Not Just a Plastic Paperweight: Using 3D Printers to Take to the Sky

San Diego, Calif., July 28, 2015 —The student-driven 3D Printable Robotics class, taught by Structural Engineering and Computer Science and Engineering Professor Falko Kuester, teaches students the inner-workings of 3D printing at a graduate level. With only three weeks of instruction in hand, the students were already designing, modeling and printing initial prototypes  on Fused Deposition Modeling (FDM) printers, learning the tricks of the trade firsthand.

The nine students in the class channeled a multitude of disciplines – structural, mechanical and aerospace engineering – to form a single project idea for the spring quarter. They initially broke off into three groups, each intending to develop its own project. Funny enough, however, the brainstorming of each group all landed them with the same idea: to build a drone. 

They didn’t want to build your average soaring-through-the-sky drone, though, but one that would use its airborne capabilities to collect data and in turn use that data to tell a story. Their idea was to operate the drone to take 2D images of monuments and important sites, which they would then manipulate and recreate into 3D visual images, thus using a simple piece of hardware to tackle a high-tech operation.

With all nine heads working together, the students brought their ideas down to a realistic level and decided to form one large group but split off into three subgroups to increase the possible complexity of the drone. The superstructure team was in charge of building the central hub, while the propulsion team was in charge of regulating the efficiency of the propellers. The third team was in charge of designing the controls, sensor package and autopilot. 

“If one of the components is off, nothing fits or works as planned, so there have to be constant communications within the team and subteams. In the end, the final system matters,” said Kuester.

The end product? Ownership and a taste of what it’s like to work in the real world (well, aside from the drone of course). “With each group having their own responsibilities, we simulated the environment of a large engineering company,” said teaching assistant James Strawson, a PhD student and IGERT-TEECH trainee focussing on robotics research. 

Students holding printed drone
Student Alex Timmerman holds the drone the class printed as part of their assignment for Structural Engineering 207.

To keep the design as straightforward as possible, the team created a modular hexa-copter – one with six rotors  – with snap-together parts. Simplifying the process even further, the design was broken up into modular  parts, all of which snap onto the central hub.

The central hub holds the drone’s brain, a single-board computer paired with a robotics cape that is not dissimilar in size and capabilities from an everyday cell phone. The robotics cape, a C-programmable daughter board (which is smaller than a motherboard), was developed  by Strawson and used for drone control and data collection.

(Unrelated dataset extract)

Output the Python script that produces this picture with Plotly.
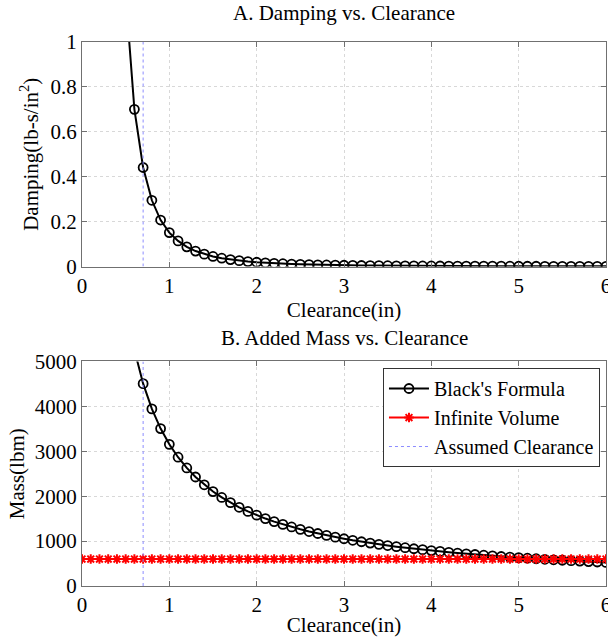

Connected to the bottom of the central hub – which has both vertical and horizontal connections – are a pair of  arms, serving as both a the landing gear and grabber mechanism, allowing the drone to attach itself to different surfaces such a rooftops or cables.

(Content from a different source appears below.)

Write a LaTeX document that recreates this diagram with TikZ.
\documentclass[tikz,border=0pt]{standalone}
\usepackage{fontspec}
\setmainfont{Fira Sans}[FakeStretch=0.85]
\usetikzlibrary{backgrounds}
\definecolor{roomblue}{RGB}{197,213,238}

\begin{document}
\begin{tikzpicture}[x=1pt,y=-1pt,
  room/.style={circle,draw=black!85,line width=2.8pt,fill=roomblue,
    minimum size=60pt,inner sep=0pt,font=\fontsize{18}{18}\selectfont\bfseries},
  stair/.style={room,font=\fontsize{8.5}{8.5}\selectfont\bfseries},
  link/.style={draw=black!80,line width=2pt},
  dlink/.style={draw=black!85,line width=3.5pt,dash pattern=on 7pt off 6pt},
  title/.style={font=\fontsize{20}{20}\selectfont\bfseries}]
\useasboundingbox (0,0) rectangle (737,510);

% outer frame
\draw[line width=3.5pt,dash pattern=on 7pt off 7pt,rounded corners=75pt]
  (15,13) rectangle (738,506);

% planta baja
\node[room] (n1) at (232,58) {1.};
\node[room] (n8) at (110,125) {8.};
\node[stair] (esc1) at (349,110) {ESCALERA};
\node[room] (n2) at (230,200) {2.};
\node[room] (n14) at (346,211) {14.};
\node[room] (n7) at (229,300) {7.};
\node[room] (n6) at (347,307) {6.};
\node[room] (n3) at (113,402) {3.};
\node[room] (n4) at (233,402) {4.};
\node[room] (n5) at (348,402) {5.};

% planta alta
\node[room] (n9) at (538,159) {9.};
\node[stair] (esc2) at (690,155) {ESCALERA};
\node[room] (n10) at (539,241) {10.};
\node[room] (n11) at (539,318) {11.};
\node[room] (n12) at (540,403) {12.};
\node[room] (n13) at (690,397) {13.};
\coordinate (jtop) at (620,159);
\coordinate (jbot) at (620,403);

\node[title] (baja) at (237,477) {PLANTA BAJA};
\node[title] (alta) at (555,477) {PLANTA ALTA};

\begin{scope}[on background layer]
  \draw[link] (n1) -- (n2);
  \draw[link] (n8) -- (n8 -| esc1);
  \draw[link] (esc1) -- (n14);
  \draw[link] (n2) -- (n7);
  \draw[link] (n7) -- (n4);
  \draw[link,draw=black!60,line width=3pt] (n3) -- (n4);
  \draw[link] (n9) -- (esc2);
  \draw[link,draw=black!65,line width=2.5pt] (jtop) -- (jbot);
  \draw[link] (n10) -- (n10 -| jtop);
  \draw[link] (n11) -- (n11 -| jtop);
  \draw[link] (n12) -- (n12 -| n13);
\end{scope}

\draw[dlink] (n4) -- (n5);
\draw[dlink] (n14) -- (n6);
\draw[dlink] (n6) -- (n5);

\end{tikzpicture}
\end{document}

The team then moved on to the fun part – developing their creation using the 3D printers. The team spent numerous hours designing, modeling, simulating, 3D printing, testing and refining the drone components before finally landing on the perfect design. The end product used their favorite material, PLA (polylactide) – a cheap, biodegradable plastic material that prints smoothly and was an easy choice when assessing the weight of the drone. 

“We had to make sure that the drone wasn’t too heavy,” said Alex Timmerman, who graduated from the Structural Engineering Department this year. “We had a certain amount of thrust, and we had to ensure that the drone’s weight didn’t require too much percentage of that thrust.”

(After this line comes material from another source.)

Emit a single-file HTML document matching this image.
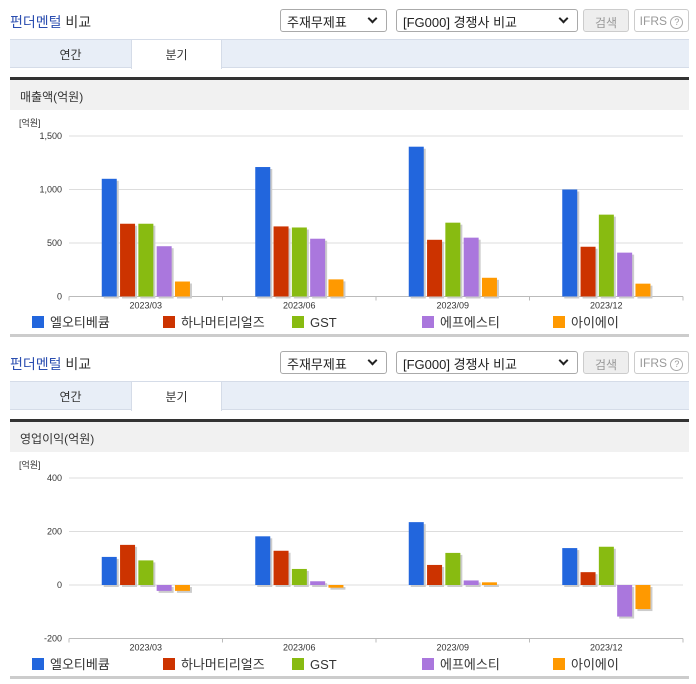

Using consumer-level Ultimaker2 FDM printers (which print in one-millimeter layers), it took the team four hours to print each duct and eight hours for the central hub. The students brought out the big guns –  the 3DP Unlimited X1000 – for larger parts or collections of parts.

So why use 3D printing to build the drone? “We wanted to introduce 3D printing as a manufacturing technique and not just an engineering one,” says Timmerman. 

3D printing also added an interesting element to the process, challenging the students to not just print a handy paperweight but a functional system. “Suddenly it’s not just about the design, modeling and simulation, but now you have to build and test it,” says Kuester. 

“For me the key thing is the integrative design philosophy,” he continues. We start with a model and build the physical artifacts and then we analyze, test and learn from it and then do it again. With every iteration you evolve your approach. In many cases it’s a cumulative design experience. You have to take everything you’ve learned about structural design, modeling and analyzing and reach deep into your toolbox. It’s a hands-on, experience-based learning process.”

Though the drone is still in the process of being tested, the students are already looking at more complex uses for the machinery. “We want to enable and further empower them, while keeping those creative juices flowing. That’s really the fun,” says Strawson. "Who knows, maybe next year UC San Diego students will be spotting even larger plastic objects whizzing away in the sky.